§ Task details
Among the entries below, find the lines with "that" and copy them.

§ Records provided

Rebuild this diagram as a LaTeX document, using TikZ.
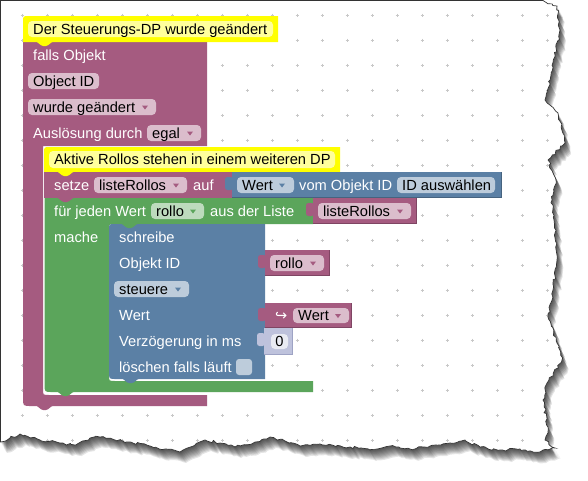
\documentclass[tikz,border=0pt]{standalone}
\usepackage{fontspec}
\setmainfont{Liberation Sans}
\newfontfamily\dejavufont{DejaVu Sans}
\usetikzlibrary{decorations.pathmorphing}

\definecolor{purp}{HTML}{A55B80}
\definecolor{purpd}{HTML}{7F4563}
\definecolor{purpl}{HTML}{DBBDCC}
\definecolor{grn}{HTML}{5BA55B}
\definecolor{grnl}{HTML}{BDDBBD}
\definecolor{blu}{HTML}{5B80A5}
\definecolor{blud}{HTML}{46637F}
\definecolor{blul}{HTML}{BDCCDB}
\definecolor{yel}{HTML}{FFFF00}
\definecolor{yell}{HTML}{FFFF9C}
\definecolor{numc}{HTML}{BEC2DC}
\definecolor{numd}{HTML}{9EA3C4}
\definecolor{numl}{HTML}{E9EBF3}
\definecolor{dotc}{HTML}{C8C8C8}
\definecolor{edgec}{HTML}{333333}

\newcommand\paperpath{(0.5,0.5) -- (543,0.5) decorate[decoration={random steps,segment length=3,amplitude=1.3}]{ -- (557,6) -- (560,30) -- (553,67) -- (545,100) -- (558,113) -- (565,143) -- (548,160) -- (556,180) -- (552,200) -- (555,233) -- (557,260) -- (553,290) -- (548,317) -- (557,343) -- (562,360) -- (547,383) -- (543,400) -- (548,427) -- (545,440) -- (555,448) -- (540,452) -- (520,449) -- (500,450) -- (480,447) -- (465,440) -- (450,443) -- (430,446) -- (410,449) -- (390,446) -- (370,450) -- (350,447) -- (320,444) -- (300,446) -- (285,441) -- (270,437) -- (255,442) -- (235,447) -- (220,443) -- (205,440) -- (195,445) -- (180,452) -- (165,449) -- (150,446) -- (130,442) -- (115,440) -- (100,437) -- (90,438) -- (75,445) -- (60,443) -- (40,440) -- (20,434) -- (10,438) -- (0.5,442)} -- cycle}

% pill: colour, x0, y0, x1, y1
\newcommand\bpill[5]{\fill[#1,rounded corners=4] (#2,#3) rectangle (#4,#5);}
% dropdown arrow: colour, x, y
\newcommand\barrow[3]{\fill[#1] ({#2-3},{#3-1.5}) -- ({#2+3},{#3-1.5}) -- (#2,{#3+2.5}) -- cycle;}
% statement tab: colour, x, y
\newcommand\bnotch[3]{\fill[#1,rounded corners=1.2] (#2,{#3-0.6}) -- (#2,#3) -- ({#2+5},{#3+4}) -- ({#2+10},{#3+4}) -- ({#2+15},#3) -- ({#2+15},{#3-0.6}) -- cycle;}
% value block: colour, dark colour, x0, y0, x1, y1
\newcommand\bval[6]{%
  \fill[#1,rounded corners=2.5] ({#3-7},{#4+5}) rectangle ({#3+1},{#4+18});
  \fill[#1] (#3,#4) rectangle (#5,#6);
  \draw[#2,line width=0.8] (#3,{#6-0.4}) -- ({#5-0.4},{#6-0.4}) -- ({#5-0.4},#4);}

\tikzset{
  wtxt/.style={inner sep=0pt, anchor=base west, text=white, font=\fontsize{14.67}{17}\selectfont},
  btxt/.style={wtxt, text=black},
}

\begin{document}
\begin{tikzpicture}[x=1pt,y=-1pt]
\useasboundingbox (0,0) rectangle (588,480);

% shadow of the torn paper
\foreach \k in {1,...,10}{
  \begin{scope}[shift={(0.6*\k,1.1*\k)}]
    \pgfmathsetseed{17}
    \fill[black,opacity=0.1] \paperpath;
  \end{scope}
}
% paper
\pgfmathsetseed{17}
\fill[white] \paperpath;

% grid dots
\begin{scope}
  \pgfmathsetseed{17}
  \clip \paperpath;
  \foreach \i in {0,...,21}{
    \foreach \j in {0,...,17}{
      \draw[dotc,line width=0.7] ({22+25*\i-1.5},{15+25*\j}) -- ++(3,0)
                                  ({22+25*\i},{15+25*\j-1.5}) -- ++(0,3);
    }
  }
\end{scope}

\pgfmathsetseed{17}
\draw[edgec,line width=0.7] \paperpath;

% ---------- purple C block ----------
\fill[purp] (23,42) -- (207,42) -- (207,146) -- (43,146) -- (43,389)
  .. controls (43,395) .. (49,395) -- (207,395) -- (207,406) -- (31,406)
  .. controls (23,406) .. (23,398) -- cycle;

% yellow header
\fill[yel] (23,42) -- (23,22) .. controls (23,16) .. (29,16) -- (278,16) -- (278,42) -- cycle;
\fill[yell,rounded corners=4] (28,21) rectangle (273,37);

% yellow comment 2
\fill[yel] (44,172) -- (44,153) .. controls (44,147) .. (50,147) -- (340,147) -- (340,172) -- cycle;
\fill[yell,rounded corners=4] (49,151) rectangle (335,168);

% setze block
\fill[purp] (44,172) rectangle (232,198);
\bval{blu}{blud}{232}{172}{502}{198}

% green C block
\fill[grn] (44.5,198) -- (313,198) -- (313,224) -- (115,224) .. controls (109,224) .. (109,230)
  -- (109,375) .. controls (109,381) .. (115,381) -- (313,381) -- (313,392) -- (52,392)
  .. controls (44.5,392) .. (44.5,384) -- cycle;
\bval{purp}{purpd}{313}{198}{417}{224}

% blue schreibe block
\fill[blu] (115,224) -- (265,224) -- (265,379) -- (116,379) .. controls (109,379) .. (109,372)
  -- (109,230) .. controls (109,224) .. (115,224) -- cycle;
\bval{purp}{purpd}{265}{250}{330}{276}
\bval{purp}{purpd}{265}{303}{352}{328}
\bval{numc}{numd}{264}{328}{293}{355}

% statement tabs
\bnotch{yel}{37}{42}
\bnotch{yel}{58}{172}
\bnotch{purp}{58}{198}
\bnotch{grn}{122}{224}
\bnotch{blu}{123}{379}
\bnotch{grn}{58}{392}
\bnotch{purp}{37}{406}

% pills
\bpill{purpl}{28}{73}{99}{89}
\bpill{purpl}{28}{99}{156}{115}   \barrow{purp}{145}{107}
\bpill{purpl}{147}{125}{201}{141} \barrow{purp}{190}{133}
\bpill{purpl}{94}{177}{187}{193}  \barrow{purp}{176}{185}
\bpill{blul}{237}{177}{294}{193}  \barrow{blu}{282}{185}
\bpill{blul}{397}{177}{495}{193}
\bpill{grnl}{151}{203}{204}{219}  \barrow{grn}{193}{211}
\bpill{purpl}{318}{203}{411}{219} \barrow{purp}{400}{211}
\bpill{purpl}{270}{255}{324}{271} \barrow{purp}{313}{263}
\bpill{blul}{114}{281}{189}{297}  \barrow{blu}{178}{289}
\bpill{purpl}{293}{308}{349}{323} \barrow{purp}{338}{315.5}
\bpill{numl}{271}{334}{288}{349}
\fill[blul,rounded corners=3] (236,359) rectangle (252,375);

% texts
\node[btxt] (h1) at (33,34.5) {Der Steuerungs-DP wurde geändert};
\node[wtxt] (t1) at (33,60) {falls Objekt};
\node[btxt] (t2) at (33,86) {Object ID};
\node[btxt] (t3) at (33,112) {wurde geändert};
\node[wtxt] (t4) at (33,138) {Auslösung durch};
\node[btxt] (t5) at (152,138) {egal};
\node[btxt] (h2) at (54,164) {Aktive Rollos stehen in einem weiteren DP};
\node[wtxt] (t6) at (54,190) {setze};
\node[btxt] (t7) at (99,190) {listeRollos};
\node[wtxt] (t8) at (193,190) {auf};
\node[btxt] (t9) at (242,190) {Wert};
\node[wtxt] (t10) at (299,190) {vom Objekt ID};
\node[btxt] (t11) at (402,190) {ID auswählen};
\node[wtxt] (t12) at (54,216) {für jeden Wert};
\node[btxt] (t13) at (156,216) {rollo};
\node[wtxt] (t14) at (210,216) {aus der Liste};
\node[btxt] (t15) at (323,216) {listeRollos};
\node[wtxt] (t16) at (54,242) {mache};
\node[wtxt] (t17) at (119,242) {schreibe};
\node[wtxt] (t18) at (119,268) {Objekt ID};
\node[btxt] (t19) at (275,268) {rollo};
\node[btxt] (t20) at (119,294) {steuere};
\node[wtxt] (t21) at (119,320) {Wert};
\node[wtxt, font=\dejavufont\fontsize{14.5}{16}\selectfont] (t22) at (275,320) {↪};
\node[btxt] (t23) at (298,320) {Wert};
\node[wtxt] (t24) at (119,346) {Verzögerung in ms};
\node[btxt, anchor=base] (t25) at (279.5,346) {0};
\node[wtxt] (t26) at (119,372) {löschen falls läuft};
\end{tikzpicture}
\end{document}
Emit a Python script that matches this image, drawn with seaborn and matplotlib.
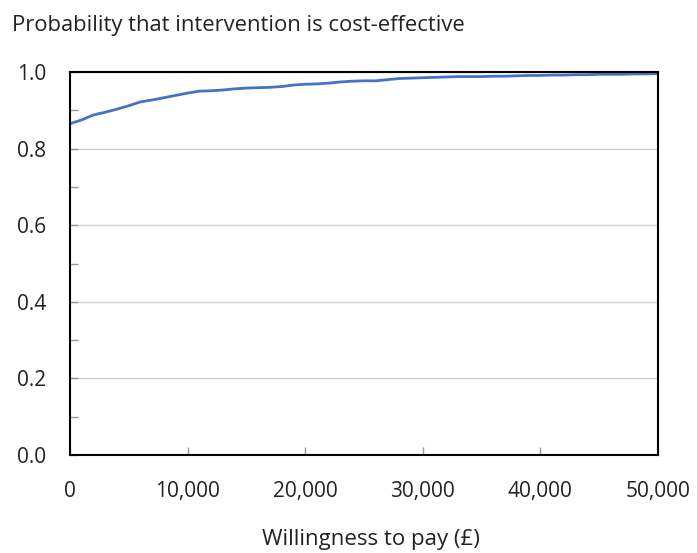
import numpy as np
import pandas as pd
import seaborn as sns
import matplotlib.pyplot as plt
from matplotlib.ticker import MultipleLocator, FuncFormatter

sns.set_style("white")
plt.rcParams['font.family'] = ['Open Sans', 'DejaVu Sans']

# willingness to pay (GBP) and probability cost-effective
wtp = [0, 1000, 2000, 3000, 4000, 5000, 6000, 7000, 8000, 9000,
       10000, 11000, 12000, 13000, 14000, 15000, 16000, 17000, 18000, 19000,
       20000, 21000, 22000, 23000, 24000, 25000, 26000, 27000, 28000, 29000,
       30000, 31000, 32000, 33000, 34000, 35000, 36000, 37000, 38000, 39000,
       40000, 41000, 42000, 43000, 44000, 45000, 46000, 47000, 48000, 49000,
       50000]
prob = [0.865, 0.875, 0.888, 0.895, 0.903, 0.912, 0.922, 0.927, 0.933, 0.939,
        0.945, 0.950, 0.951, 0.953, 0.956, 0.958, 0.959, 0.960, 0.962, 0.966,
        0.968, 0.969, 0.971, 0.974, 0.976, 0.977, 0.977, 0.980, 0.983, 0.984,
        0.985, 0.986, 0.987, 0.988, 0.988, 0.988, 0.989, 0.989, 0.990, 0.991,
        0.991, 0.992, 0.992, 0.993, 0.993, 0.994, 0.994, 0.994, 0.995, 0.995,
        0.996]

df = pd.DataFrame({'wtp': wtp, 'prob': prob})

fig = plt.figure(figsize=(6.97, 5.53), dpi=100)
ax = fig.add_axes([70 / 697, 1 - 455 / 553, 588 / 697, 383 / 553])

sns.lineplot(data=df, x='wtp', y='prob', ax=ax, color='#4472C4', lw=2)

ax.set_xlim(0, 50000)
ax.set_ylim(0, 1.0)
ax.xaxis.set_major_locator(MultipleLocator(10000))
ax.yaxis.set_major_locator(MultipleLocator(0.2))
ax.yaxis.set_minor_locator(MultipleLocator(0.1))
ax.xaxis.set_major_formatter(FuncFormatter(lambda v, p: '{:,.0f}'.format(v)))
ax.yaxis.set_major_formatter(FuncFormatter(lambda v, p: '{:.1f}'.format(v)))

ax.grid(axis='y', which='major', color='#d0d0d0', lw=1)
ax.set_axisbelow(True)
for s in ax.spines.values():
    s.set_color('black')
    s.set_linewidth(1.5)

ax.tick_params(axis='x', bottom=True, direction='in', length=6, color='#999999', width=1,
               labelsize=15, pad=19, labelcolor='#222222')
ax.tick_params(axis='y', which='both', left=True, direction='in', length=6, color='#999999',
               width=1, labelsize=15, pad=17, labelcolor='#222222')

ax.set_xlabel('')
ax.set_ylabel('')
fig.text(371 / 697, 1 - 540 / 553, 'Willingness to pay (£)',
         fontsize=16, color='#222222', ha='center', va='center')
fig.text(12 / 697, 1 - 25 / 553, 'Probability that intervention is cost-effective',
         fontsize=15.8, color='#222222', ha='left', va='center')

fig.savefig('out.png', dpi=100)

§ Expected answer
Emit a Python script that matches this image, drawn with seaborn and matplotlib.
fig.text(12 / 697, 1 - 25 / 553, 'Probability that intervention is cost-effective',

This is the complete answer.